Objectif 2 : évaluer l’état de l’environnement à l’aide des abeilles
Le second objectif du Plan Bee était d’étudier l’état de notre environnement à l’aide des abeilles mellifères et osmies (abeilles solitaires). Un environnement sain est indispensable pour leur survie. Les abeilles mellifères ont un rayon de butinage de l’ordre de 3 km alors que les osmies ont un rayon de butinage de 300 m. Les secondes nous donnent donc l’état de l’environnement sur une plus petite distance. Quelles fleurs les abeilles ont-elles butinées [1] ? Quels sont les résidus de pesticides relevés par les abeilles sur les différents sites Plan Bee ? [2] Les résultats ont ensuite été comparés avec les analyses de résidus de pesticides retrouvés dans les eaux de captage [3] et dans le sol [4]. Cela a permis de déceler les contaminants auxquels une population (humaine, d’abeilles) est effectivement exposée. En ce compris les « effets cocktails » de ces contaminants dont les risques toxiques sont évalués individuellement alors que leurs effets devraient être analysés ensemble.
Résultat 1 : de nombreux résidus de pesticides en régions de grandes cultures…
Des résultats marquants en termes de présence de pesticides ont été observés en comparant les sites dont les environnements sont très différents : Orp-Jauche, une région de grandes cultures où les céréales, pommes de terre, betteraves et autre légumes plein champ conventionnels sont bien présents et Ciney, une région de terres d’élevage où les prairies et cultures céréalières (de plus en plus bio) dominent.
Dans le pain d’osmies , nous avons retrouvé à des concentrations élevées principalement des résidus d’herbicides pour les différents sites, excepté à Ciney où les herbicides sont à l’état de traces. Il s’agit surtout d’herbicides appliqués en culture de betterave, pomme de terre, légumes, céréales, maïs ou fruitiers et du tristement connu glyphosate. Quelques résidus de fongicides ont été retrouvés à des concentrations élevées (à Orp-Jauche, Thiméon et Ciney) principalement là où il y avait du colza ou des céréales proches des hôtels d’étude. En termes de résidus d’insecticides, nous avons des insecticides utilisés en fruitiers ou pommes de terre qui reviennent souvent à l’état de traces ou à de concentrations plus élevées à Orp-Jauche.

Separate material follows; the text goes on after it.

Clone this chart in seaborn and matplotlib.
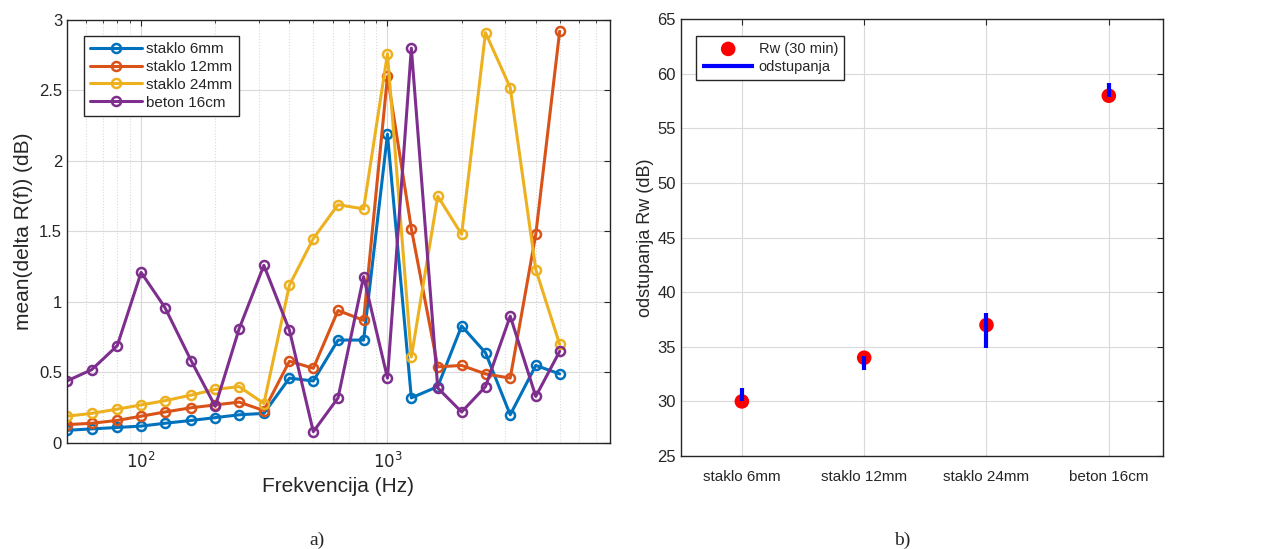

Les abeilles mellifères ont butiné une diversité de plantes plus importante que les osmies étant donné leur période de butinage plus étendue et leur rayon de butinage plus élevé. Néanmoins, nous constatons que de nombreuses plantes ont été butinées par les deux. Elles ont donc pu partager leurs ressources.
Dans leur pollen et pain d’abeille , nous avons observé principalement des résidus de fongicides et herbicides à des concentrations élevées et parfois supérieures à la Limite Maximale de Résidus (LMR) autorisées dans le pollen destiné à la consommation humaine, mais également des résidus d’insecticides. Il s’agit en général des mêmes molécules que celles retrouvées dans le pain d’osmies avec en plus des pesticides appliqués en été. A Ciney, les résidus de pesticides étaient nettement moins nombreux et à l’état de traces.
–> Les osmies comme les abeilles mellifères ont été exposées à des pesticides appliqués sur des cultures attractives aux pollinisateurs mais également des pesticides appliqués sur des cultures non attractives. Cela suppose qu’en plus d’une contamination directe du pollen, une contamination du pollen butiné via des dérives de ces pesticides sur plantes voisines ou à travers des plantes indésirables s’est produite.
Résultat 2 : certains de ces résidus de pesticides se retrouvent également dans les eaux de captage
Plusieurs pesticides détectés dans les substrats d’abeilles (ou leurs métabolites) ont également été détectés dans les eaux de captage et le sol, et y sont persistants. Certains ont déjà été retirés du marché, d’autres y sont toujours. Il faudra attendre plusieurs années pour que certains pesticides appliqués dans le passé disparaissent de nos eaux de captage. Il est grand temps d’interdire ceux qui sont encore sur le marché.
Toutes les substances retrouvées dans les substrats d’abeilles ne sont pas systématiquement recherchées dans l’eau. Une analyse doit être réalisée pour voir si ceux-ci peuvent arriver jusqu’aux nappes d’eau souterraines pour éventuellement étendre les recherches. Certaines se trouvent sur la liste des 12 pesticides dangereux pour la santé de l’Homme ou l’environnement pour lesquelles l’Europe a demandé des candidats à la substitution.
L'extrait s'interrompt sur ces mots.